■ Given problem: Leave the pictures out. Return all other data exactly.

□ □ □

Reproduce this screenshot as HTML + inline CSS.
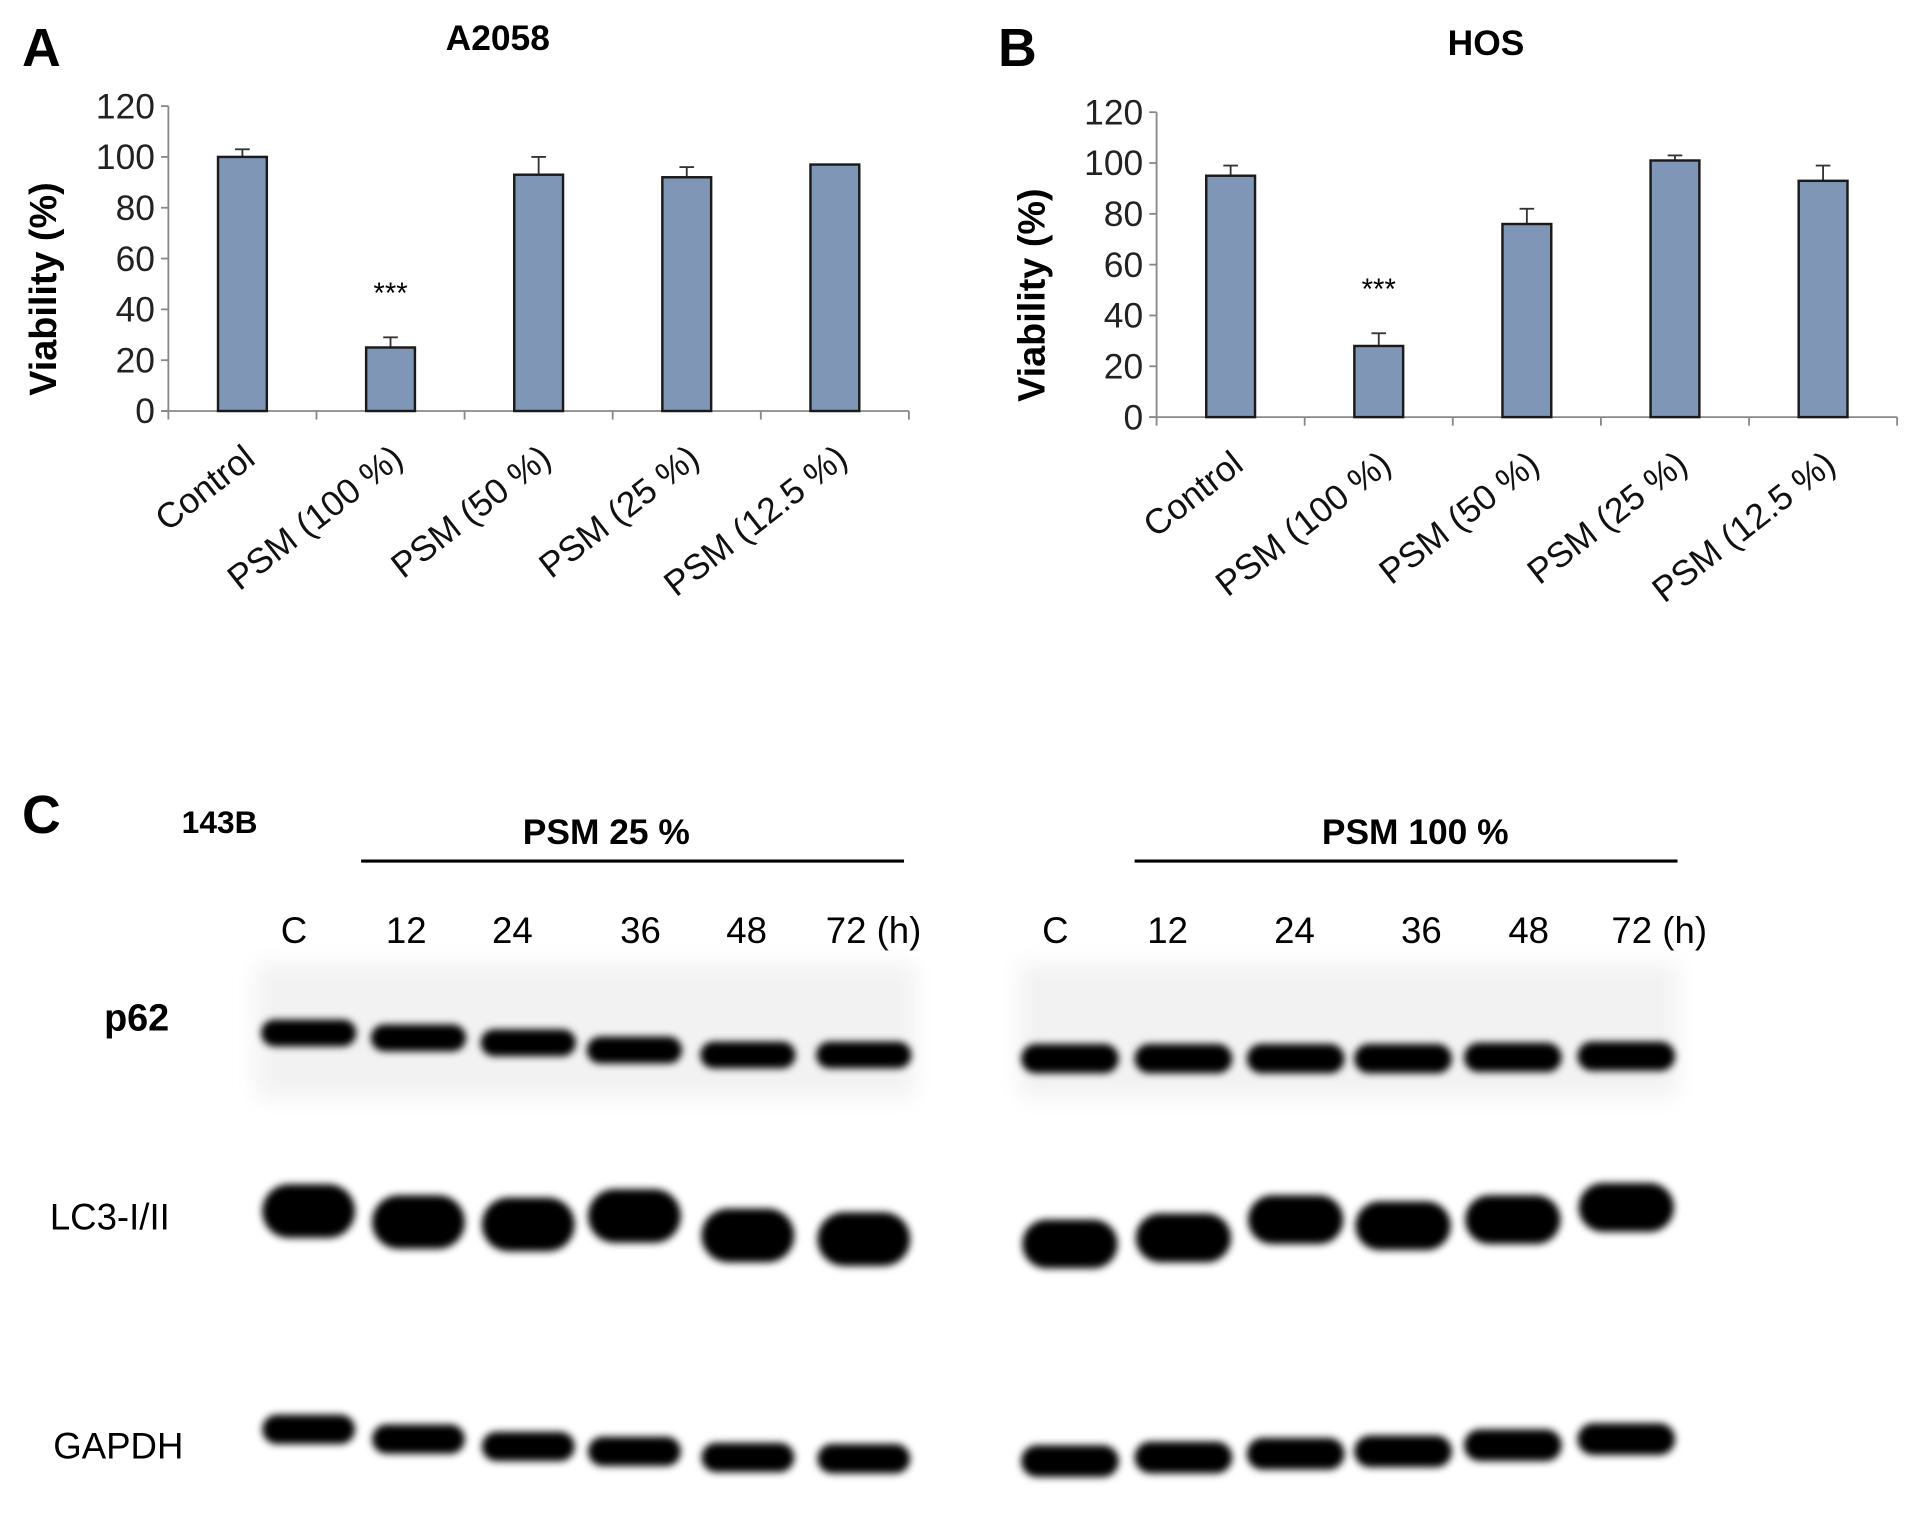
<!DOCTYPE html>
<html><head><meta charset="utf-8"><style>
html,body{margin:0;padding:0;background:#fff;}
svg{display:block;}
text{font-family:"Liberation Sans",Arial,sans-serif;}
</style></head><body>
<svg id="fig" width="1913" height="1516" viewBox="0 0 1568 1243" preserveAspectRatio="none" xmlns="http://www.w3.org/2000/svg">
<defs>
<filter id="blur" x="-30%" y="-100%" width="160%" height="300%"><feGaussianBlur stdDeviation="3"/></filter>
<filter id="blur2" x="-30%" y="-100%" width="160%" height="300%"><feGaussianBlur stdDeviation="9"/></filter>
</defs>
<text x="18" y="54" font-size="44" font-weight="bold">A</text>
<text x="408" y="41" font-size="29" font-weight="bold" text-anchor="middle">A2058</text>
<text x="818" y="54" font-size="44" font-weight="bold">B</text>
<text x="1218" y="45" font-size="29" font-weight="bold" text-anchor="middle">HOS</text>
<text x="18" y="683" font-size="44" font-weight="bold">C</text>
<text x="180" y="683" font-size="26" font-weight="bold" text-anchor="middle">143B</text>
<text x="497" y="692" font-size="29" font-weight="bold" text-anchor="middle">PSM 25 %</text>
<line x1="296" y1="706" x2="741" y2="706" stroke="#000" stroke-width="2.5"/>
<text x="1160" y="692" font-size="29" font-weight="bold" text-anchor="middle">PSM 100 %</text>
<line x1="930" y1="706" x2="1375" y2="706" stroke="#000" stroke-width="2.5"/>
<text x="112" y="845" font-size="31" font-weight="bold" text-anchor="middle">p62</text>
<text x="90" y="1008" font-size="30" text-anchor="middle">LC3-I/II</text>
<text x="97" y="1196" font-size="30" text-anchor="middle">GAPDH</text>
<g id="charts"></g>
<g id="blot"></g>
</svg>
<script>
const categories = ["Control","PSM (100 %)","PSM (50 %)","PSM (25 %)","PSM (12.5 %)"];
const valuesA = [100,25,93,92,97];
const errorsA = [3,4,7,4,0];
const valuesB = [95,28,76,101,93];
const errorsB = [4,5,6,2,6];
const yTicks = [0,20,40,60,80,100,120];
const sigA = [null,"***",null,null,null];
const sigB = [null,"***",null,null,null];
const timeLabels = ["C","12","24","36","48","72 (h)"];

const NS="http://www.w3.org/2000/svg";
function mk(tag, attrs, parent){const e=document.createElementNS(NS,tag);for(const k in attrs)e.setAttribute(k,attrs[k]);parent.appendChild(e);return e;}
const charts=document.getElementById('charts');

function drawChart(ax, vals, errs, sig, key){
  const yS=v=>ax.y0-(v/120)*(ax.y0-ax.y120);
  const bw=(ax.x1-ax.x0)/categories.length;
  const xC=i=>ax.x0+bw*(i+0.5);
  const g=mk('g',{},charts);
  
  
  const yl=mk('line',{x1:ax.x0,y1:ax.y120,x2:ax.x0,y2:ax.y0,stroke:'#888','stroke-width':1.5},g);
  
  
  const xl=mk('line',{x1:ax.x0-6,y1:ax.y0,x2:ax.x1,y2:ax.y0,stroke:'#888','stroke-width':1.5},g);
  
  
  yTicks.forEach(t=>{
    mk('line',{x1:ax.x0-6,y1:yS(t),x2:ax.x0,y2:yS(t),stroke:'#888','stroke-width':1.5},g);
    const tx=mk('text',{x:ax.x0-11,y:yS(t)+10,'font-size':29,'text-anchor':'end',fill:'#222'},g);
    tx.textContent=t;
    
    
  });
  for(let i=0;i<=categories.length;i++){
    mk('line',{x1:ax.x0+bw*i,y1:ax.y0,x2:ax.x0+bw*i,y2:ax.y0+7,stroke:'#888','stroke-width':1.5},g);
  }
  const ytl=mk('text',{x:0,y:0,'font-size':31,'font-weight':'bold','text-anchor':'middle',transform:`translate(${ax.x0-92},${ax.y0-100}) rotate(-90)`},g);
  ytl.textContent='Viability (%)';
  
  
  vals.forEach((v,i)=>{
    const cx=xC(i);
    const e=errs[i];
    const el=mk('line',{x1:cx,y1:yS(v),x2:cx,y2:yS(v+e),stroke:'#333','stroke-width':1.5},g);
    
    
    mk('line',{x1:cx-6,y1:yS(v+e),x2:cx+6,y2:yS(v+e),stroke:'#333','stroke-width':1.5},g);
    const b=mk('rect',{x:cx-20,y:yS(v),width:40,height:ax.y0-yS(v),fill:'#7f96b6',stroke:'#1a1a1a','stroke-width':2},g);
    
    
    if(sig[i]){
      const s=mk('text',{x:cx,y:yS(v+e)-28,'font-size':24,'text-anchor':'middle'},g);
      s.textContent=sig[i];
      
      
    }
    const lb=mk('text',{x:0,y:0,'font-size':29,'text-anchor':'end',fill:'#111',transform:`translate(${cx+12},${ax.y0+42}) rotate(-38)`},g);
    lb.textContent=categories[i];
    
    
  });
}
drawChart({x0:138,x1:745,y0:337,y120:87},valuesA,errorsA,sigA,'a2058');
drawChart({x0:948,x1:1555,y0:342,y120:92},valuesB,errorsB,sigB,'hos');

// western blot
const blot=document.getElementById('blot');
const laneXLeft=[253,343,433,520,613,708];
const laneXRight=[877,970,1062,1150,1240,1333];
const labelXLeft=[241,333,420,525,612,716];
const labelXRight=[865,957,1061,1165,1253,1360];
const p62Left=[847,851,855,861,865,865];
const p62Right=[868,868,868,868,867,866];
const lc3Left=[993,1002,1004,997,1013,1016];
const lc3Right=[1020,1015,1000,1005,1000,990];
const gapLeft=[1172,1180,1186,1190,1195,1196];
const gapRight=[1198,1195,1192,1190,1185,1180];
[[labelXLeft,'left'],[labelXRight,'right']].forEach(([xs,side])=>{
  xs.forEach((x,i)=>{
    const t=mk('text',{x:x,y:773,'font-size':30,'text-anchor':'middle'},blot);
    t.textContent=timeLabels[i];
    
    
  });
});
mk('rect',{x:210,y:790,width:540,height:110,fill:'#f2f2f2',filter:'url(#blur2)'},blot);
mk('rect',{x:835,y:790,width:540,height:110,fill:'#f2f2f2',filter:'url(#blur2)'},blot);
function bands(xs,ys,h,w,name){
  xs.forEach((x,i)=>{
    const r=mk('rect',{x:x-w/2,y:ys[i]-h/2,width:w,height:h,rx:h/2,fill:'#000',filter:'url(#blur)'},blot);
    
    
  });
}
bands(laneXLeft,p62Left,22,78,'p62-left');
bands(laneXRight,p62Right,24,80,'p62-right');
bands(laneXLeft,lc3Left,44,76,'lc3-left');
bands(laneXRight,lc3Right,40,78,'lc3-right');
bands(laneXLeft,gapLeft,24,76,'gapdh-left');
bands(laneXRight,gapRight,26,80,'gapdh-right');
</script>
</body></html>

□ □ □

■ Solution for this task:
Reproduce this screenshot as HTML + inline CSS.
<!DOCTYPE html>
<html><head><meta charset="utf-8"><style>
html,body{margin:0;padding:0;background:#fff;}
svg{display:block;}
text{font-family:"Liberation Sans",Arial,sans-serif;}
</style></head><body>
<svg id="fig" width="1913" height="1516" viewBox="0 0 1568 1243" preserveAspectRatio="none" xmlns="http://www.w3.org/2000/svg">
<defs>
<filter id="blur" x="-30%" y="-100%" width="160%" height="300%"><feGaussianBlur stdDeviation="3"/></filter>
<filter id="blur2" x="-30%" y="-100%" width="160%" height="300%"><feGaussianBlur stdDeviation="9"/></filter>
</defs>
<text x="18" y="54" font-size="44" font-weight="bold">A</text>
<text x="408" y="41" font-size="29" font-weight="bold" text-anchor="middle">A2058</text>
<text x="818" y="54" font-size="44" font-weight="bold">B</text>
<text x="1218" y="45" font-size="29" font-weight="bold" text-anchor="middle">HOS</text>
<text x="18" y="683" font-size="44" font-weight="bold">C</text>
<text x="180" y="683" font-size="26" font-weight="bold" text-anchor="middle">143B</text>
<text x="497" y="692" font-size="29" font-weight="bold" text-anchor="middle">PSM 25 %</text>
<line x1="296" y1="706" x2="741" y2="706" stroke="#000" stroke-width="2.5"/>
<text x="1160" y="692" font-size="29" font-weight="bold" text-anchor="middle">PSM 100 %</text>
<line x1="930" y1="706" x2="1375" y2="706" stroke="#000" stroke-width="2.5"/>
<text x="112" y="845" font-size="31" font-weight="bold" text-anchor="middle">p62</text>
<text x="90" y="1008" font-size="30" text-anchor="middle">LC3-I/II</text>
<text x="97" y="1196" font-size="30" text-anchor="middle">GAPDH</text>
<g id="charts"></g>
<g id="blot"></g>
</svg>
<script>
const categories = ["Control","PSM (100 %)","PSM (50 %)","PSM (25 %)","PSM (12.5 %)"];
const valuesA = [100,25,93,92,97];
const errorsA = [3,4,7,4,0];
const valuesB = [95,28,76,101,93];
const errorsB = [4,5,6,2,6];
const yTicks = [0,20,40,60,80,100,120];
const sigA = [null,"***",null,null,null];
const sigB = [null,"***",null,null,null];
const timeLabels = ["C","12","24","36","48","72 (h)"];

const NS="http://www.w3.org/2000/svg";
function mk(tag, attrs, parent){const e=document.createElementNS(NS,tag);for(const k in attrs)e.setAttribute(k,attrs[k]);parent.appendChild(e);return e;}
const charts=document.getElementById('charts');

function drawChart(ax, vals, errs, sig, key){
  const yS=v=>ax.y0-(v/120)*(ax.y0-ax.y120);
  const bw=(ax.x1-ax.x0)/categories.length;
  const xC=i=>ax.x0+bw*(i+0.5);
  const g=mk('g',{},charts);
  
  
  const yl=mk('line',{x1:ax.x0,y1:ax.y120,x2:ax.x0,y2:ax.y0,stroke:'#888','stroke-width':1.5},g);
  
  
  const xl=mk('line',{x1:ax.x0-6,y1:ax.y0,x2:ax.x1,y2:ax.y0,stroke:'#888','stroke-width':1.5},g);
  
  
  yTicks.forEach(t=>{
    mk('line',{x1:ax.x0-6,y1:yS(t),x2:ax.x0,y2:yS(t),stroke:'#888','stroke-width':1.5},g);
    const tx=mk('text',{x:ax.x0-11,y:yS(t)+10,'font-size':29,'text-anchor':'end',fill:'#222'},g);
    tx.textContent=t;
    
    
  });
  for(let i=0;i<=categories.length;i++){
    mk('line',{x1:ax.x0+bw*i,y1:ax.y0,x2:ax.x0+bw*i,y2:ax.y0+7,stroke:'#888','stroke-width':1.5},g);
  }
  const ytl=mk('text',{x:0,y:0,'font-size':31,'font-weight':'bold','text-anchor':'middle',transform:`translate(${ax.x0-92},${ax.y0-100}) rotate(-90)`},g);
  ytl.textContent='Viability (%)';
  
  
  vals.forEach((v,i)=>{
    const cx=xC(i);
    const e=errs[i];
    const el=mk('line',{x1:cx,y1:yS(v),x2:cx,y2:yS(v+e),stroke:'#333','stroke-width':1.5},g);
    
    
    mk('line',{x1:cx-6,y1:yS(v+e),x2:cx+6,y2:yS(v+e),stroke:'#333','stroke-width':1.5},g);
    const b=mk('rect',{x:cx-20,y:yS(v),width:40,height:ax.y0-yS(v),fill:'#7f96b6',stroke:'#1a1a1a','stroke-width':2},g);
    
    
    if(sig[i]){
      const s=mk('text',{x:cx,y:yS(v+e)-28,'font-size':24,'text-anchor':'middle'},g);
      s.textContent=sig[i];
      
      
    }
    const lb=mk('text',{x:0,y:0,'font-size':29,'text-anchor':'end',fill:'#111',transform:`translate(${cx+12},${ax.y0+42}) rotate(-38)`},g);
    lb.textContent=categories[i];
    
    
  });
}
drawChart({x0:138,x1:745,y0:337,y120:87},valuesA,errorsA,sigA,'a2058');
drawChart({x0:948,x1:1555,y0:342,y120:92},valuesB,errorsB,sigB,'hos');

// western blot
const blot=document.getElementById('blot');
const laneXLeft=[253,343,433,520,613,708];
const laneXRight=[877,970,1062,1150,1240,1333];
const labelXLeft=[241,333,420,525,612,716];
const labelXRight=[865,957,1061,1165,1253,1360];
const p62Left=[847,851,855,861,865,865];
const p62Right=[868,868,868,868,867,866];
const lc3Left=[993,1002,1004,997,1013,1016];
const lc3Right=[1020,1015,1000,1005,1000,990];
const gapLeft=[1172,1180,1186,1190,1195,1196];
const gapRight=[1198,1195,1192,1190,1185,1180];
[[labelXLeft,'left'],[labelXRight,'right']].forEach(([xs,side])=>{
  xs.forEach((x,i)=>{
    const t=mk('text',{x:x,y:773,'font-size':30,'text-anchor':'middle'},blot);
    t.textContent=timeLabels[i];
    
    
  });
});
mk('rect',{x:210,y:790,width:540,height:110,fill:'#f2f2f2',filter:'url(#blur2)'},blot);
mk('rect',{x:835,y:790,width:540,height:110,fill:'#f2f2f2',filter:'url(#blur2)'},blot);
function bands(xs,ys,h,w,name){
  xs.forEach((x,i)=>{
    const r=mk('rect',{x:x-w/2,y:ys[i]-h/2,width:w,height:h,rx:h/2,fill:'#000',filter:'url(#blur)'},blot);
    
    
  });
}
bands(laneXLeft,p62Left,22,78,'p62-left');
bands(laneXRight,p62Right,24,80,'p62-right');
bands(laneXLeft,lc3Left,44,76,'lc3-left');
bands(laneXRight,lc3Right,40,78,'lc3-right');
bands(laneXLeft,gapLeft,24,76,'gapdh-left');
bands(laneXRight,gapRight,26,80,'gapdh-right');
</script>
</body></html>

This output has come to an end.